A team of researchers at the University of Texas Health Science Center (UTHealth) has discovered that coffee does not only keep you awake, but it is also good for men’s sexual life. The study suggests that men who drink two to three cups of coffee on a daily basis are less likely to develop erectly dysfunction. In addition the risk will still remain lower irrespective of other physiological factors such as blood pressure or body weight.
The study involved 3,724 men who took part in the National Health and Nutrition Examination Survey. The average age of the participants was 49. The results of the research are based on computer-assisted questionnaires. According to the findings men who consumed two to three cups of coffee – the equivalent of 85 to 170 mg of caffeine every day were 43% less likely to develop erectile dysfunction than men who only had only 7 mg of caffeine per day or not eat all. Those participants who drank 171 to 303 mg of caffeine on a daily basis were 39% less likely to suffer from erectile dysfunction.
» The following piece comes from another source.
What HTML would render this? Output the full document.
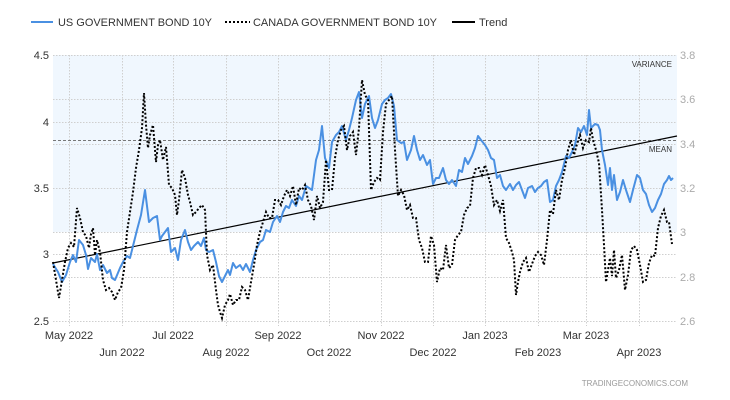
<!DOCTYPE html>
<html><head><meta charset="utf-8"><style>
body{margin:0;background:#fff}
svg{display:block;font-family:"Liberation Sans",sans-serif}
</style></head><body>
<svg width="730" height="400" viewBox="0 0 730 400">
<rect x="53" y="55" width="624" height="177" fill="#f0f7fe"/>
<g stroke="#cfcfcf" stroke-dasharray="1.5,1.5" stroke-width="1">
<line x1="53" y1="55.5" x2="677" y2="55.5"/><line x1="53" y1="99.5" x2="677" y2="99.5"/>
<line x1="53" y1="122.5" x2="677" y2="122.5"/><line x1="53" y1="144.5" x2="677" y2="144.5"/>
<line x1="53" y1="188.5" x2="677" y2="188.5"/><line x1="53" y1="232.5" x2="677" y2="232.5"/>
<line x1="53" y1="254.5" x2="677" y2="254.5"/><line x1="53" y1="277.5" x2="677" y2="277.5"/>
<line x1="53" y1="321.5" x2="677" y2="321.5"/>
<line x1="69.5" y1="55" x2="69.5" y2="326"/><line x1="122.5" y1="55" x2="122.5" y2="326"/>
<line x1="173.5" y1="55" x2="173.5" y2="326"/><line x1="226.5" y1="55" x2="226.5" y2="326"/>
<line x1="278.5" y1="55" x2="278.5" y2="326"/><line x1="329.5" y1="55" x2="329.5" y2="326"/>
<line x1="381.5" y1="55" x2="381.5" y2="326"/><line x1="433.5" y1="55" x2="433.5" y2="326"/>
<line x1="485.5" y1="55" x2="485.5" y2="326"/><line x1="538.5" y1="55" x2="538.5" y2="326"/>
<line x1="586.5" y1="55" x2="586.5" y2="326"/><line x1="639.5" y1="55" x2="639.5" y2="326"/>
</g>
<line x1="53" y1="140.5" x2="677" y2="140.5" stroke="#777" stroke-dasharray="3,2" stroke-width="1"/>
<text x="672" y="67" font-size="8" text-anchor="end" fill="#333">VARIANCE</text>
<text x="672" y="152" font-size="8" text-anchor="end" fill="#333">MEAN</text>
<line x1="53" y1="263" x2="677" y2="136" stroke="#000" stroke-width="1.2"/>
<polyline fill="none" stroke="#4a90e2" stroke-width="2" stroke-linejoin="round" points="53,264 58,272 62,282 66,275 70,262 73,255 76,262 79,240 83,245 86,255 88,269 91,258 95,262 97,254 100,270 103,265 107,273 110,270 112,278 115,280 120,268 123,262 127,256 130,258 133,246 137,230 141,215 145,190 149,222 153,218 157,216 160,240 162,236 165,232 168,228 171,252 175,248 178,260 181,240 185,230 188,242 191,250 194,246 198,242 201,246 204,238 206,250 209,252 213,250 216,262 219,276 222,282 225,276 228,270 230,275 233,263 236,268 240,265 243,270 246,264 250,272 253,260 256,250 260,242 263,240 266,230 270,232 273,222 277,216 280,222 283,212 286,206 289,208 292,200 296,206 299,196 302,200 306,186 309,188 312,190 316,160 319,150 322,126 325,158 329,168 332,142 336,135 339,132 342,126 346,140 349,130 352,118 356,100 359,92 362,118 365,104 369,96 372,118 375,128 378,120 382,104 385,100 388,98 391,94 394,106 397,140 401,143 404,142 407,160 411,150 414,136 417,150 420,160 423,155 427,165 430,160 433,184 436,178 439,178 443,168 446,180 449,184 452,180 456,186 459,170 462,172 465,158 468,164 472,156 475,148 478,136 481,140 485,145 488,150 491,158 494,160 497,178 500,175 503,186 506,190 510,184 513,190 516,185 519,182 522,190 525,198 528,188 532,186 535,192 538,188 541,186 544,182 547,180 550,202 553,200 556,186 559,180 562,172 566,156 569,158 572,152 575,145 578,128 581,132 584,126 587,135 589,110 591,128 595,124 598,125 600,130 602,150 605,165 608,185 610,168 612,190 614,175 617,200 620,192 623,180 626,190 630,202 633,190 637,175 640,178 643,190 646,194 649,205 652,212 655,208 658,200 661,194 664,184 667,180 669,176 671,180 673,178"/>
<polyline fill="none" stroke="#000" stroke-width="2" stroke-dasharray="2,2" points="53,262 56,280 59,298 62,280 65,262 68,248 71,243 74,247 77,208 80,218 83,232 86,236 89,248 91,234 93,228 95,255 97,240 100,252 103,280 106,290 109,288 112,292 115,300 118,292 121,288 124,270 127,232 130,212 133,192 136,168 139,150 142,128 144,93 146,125 148,148 150,135 153,125 156,162 158,145 160,140 163,160 166,147 169,185 172,188 175,195 177,215 179,200 182,170 185,178 188,195 190,202 193,215 196,212 199,208 202,205 205,210 207,255 210,270 213,265 216,290 218,305 220,312 222,318 225,305 228,300 230,294 233,305 236,300 239,300 242,287 245,290 248,300 251,282 254,265 257,245 260,232 263,222 266,212 269,218 272,218 275,200 278,200 281,205 284,196 287,190 290,196 293,186 296,205 299,188 302,190 305,185 308,200 311,206 314,220 317,196 320,208 323,202 326,160 329,190 332,190 335,158 338,140 341,130 344,126 347,150 350,136 353,132 356,155 359,128 362,80 365,95 368,100 371,190 374,182 377,178 380,180 383,132 386,104 389,100 392,96 395,150 398,196 401,190 404,195 407,210 410,205 413,218 416,218 419,240 422,248 425,262 428,262 431,236 434,245 437,282 440,268 443,270 446,245 449,268 452,265 455,240 458,235 461,232 464,215 467,208 470,206 473,178 476,168 479,168 482,175 485,165 488,175 491,186 494,205 497,200 500,211 503,200 506,238 509,243 512,252 514,260 516,295 518,282 520,272 523,262 526,258 529,272 532,264 535,256 538,252 541,255 544,265 547,240 550,210 553,214 556,190 559,200 562,180 565,168 568,150 571,140 574,155 577,144 580,135 583,148 586,140 589,142 591,128 593,140 596,150 599,163 602,210 604,245 606,282 608,270 610,258 612,276 614,250 616,278 619,270 622,255 625,290 628,275 631,250 634,246 637,250 640,265 643,282 646,280 649,263 652,255 655,256 658,228 661,216 664,210 667,222 669,222 672,244"/>
<g font-size="11" fill="#333" text-anchor="end">
<text x="49" y="59">4.5</text><text x="49" y="126">4</text><text x="49" y="192">3.5</text>
<text x="49" y="258">3</text><text x="49" y="325">2.5</text>
</g>
<g font-size="11" fill="#aaa">
<text x="680" y="59">3.8</text><text x="680" y="103">3.6</text><text x="680" y="148">3.4</text>
<text x="680" y="192">3.2</text><text x="680" y="236">3</text><text x="680" y="281">2.8</text>
<text x="680" y="325">2.6</text>
</g>
<g font-size="11" fill="#333" text-anchor="middle">
<text x="69" y="339">May 2022</text><text x="173" y="339">Jul 2022</text><text x="278" y="339">Sep 2022</text>
<text x="329" y="356">Oct 2022</text><text x="381" y="339">Nov 2022</text><text x="485" y="339">Jan 2023</text>
<text x="586" y="339">Mar 2023</text>
<text x="122" y="356">Jun 2022</text><text x="226" y="356">Aug 2022</text><text x="433" y="356">Dec 2022</text>
<text x="538" y="356">Feb 2023</text><text x="639" y="356">Apr 2023</text>
</g>
<line x1="31" y1="22" x2="53" y2="22" stroke="#4a90e2" stroke-width="2"/>
<text x="58" y="26" font-size="11" fill="#333" textLength="154" lengthAdjust="spacingAndGlyphs">US GOVERNMENT BOND 10Y</text>
<line x1="225" y1="22" x2="250" y2="22" stroke="#000" stroke-width="2" stroke-dasharray="2,2"/>
<text x="253" y="26" font-size="11" fill="#333" textLength="184" lengthAdjust="spacingAndGlyphs">CANADA GOVERNMENT BOND 10Y</text>
<line x1="452" y1="22" x2="475" y2="22" stroke="#000" stroke-width="2"/>
<text x="479" y="26" font-size="11" fill="#333">Trend</text>
<text x="688" y="386" font-size="8" fill="#999" text-anchor="end">TRADINGECONOMICS.COM</text>
</svg>
</body></html>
The lead author of the study, David S. Lopez of the UTHealth School of Public Health said that they noted a reduction in the prevalence of erectile dysfunction in the case of overweight, obese and hypertensive men, but men with diabetes did not experience the same results. According to Lopez this is not surprising since diabetes is one of the strongest risk factors for erectile dysfunction.
The researchers drew attention to the fact that the study has limitations such as the fact that some of the risk factors which are connected with erectile dysfunction were not taken into consideration. Such factors include cardiovascular disease. In addition it is important to keep in mind the fact that the study did not find a causative link between coffee consumption and lower risk of erectile dysfunction, but only an association between the two.
“We only found an association here; therefore, we can’t infer causality nor give any clinical recommendation at this moment.”
He also added that in spite of the fact that no clinical recommendation can be given for now the study remains a good foundation for further investigation of the effects caffeine has on urological health outcomes. He also pointed out that for this kind of studies more funding is needed.